As with all measures of pair-wise properties, one could analyze the data much further. We could see which individuals are similar to which others (that is, are there different groups or strata defined by the similarity of their total connections to all others in the network?). Our interest might also focus on the whole network, where we might examine the degree of variance, and the shape of the distribution of the dyads' connections. For example, a network in which the total connections among all pairs of actors might be expected to behave very differently than one where there are radical differences among actors.

The Hubbell and Katz approach may make the most sense when applied to symmetric data, because they pay no attention to the directions of connections (i.e. A's ties directed to B are just as important as B's ties to A in defining the distance or solidarity - closeness - between them). If we are more specifically interested in the influence of A on B in a directed graph, the Taylor influence approach provides an interesting alternative.

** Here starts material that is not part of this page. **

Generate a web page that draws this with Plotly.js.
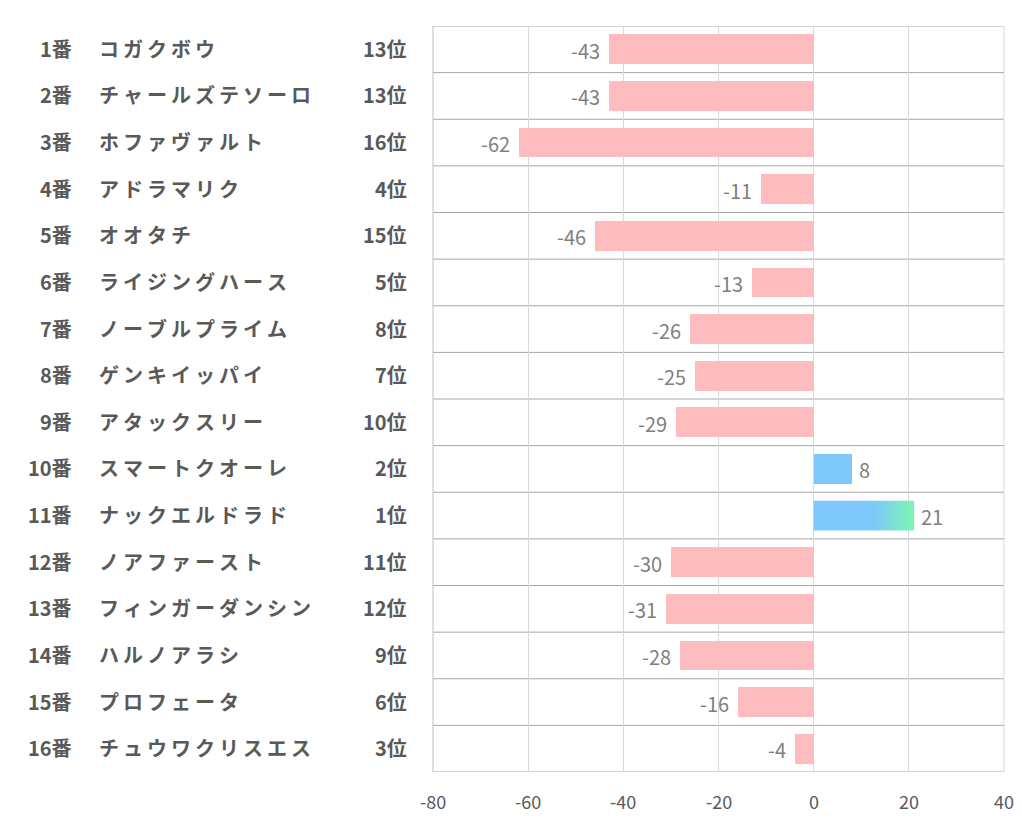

The Taylor measure, like the others, uses all connections, and applies an attenuation factor. Rather than standardizing on the whole resulting matrix, however, a different approach is adopted. The column marginals for each actor are subtracted from the row marginals, and the result is then normed (what did he say?!). Translated into English, we look at the balance between each actor sending connections (row marginals) and their receiving connections (column marginals). Positive values then reflect a preponderance of sending over receiving to the other actor of the pair - or a balance of influence between the two. Note that the newspaper (#7) shows as being a net influencer with respect to most other actors in the result below, while the welfare rights organization (#6) has a negative balance of influence with most other actors. The results for the Knoke information network are shown in Figure 10.15. Figure 10.15: Taylor dyadic influence for the Knoke information network

Yet another measure based on attenuating and norming all pathways between each actor and all others was proposed by Stephenson and Zelen, and can be computed with Network>Centrality>Information. This measure, shown in Figure 10.16, provides a more complex norming of the distances from each actor to each other, and summarizes the centrality of each actor with the harmonic mean of its distance to the others. Figure 10.16: Stephenson and Zelen information centrality of Knoke information network

The (truncated) top panel shows the dyadic distance of each actor to each other. The summary measure is shown in the middle panel, and information about the distribution of the centrality scores is shown in the statistics section.

As with most other measures, the various approaches to the distance between actors and in the network as a whole provide a menu of choices. No one definition to measuring distance will be the "right" choice for a given purpose. Sometimes we don't really know, beforehand, what approach might be best, and we may have to try and test several.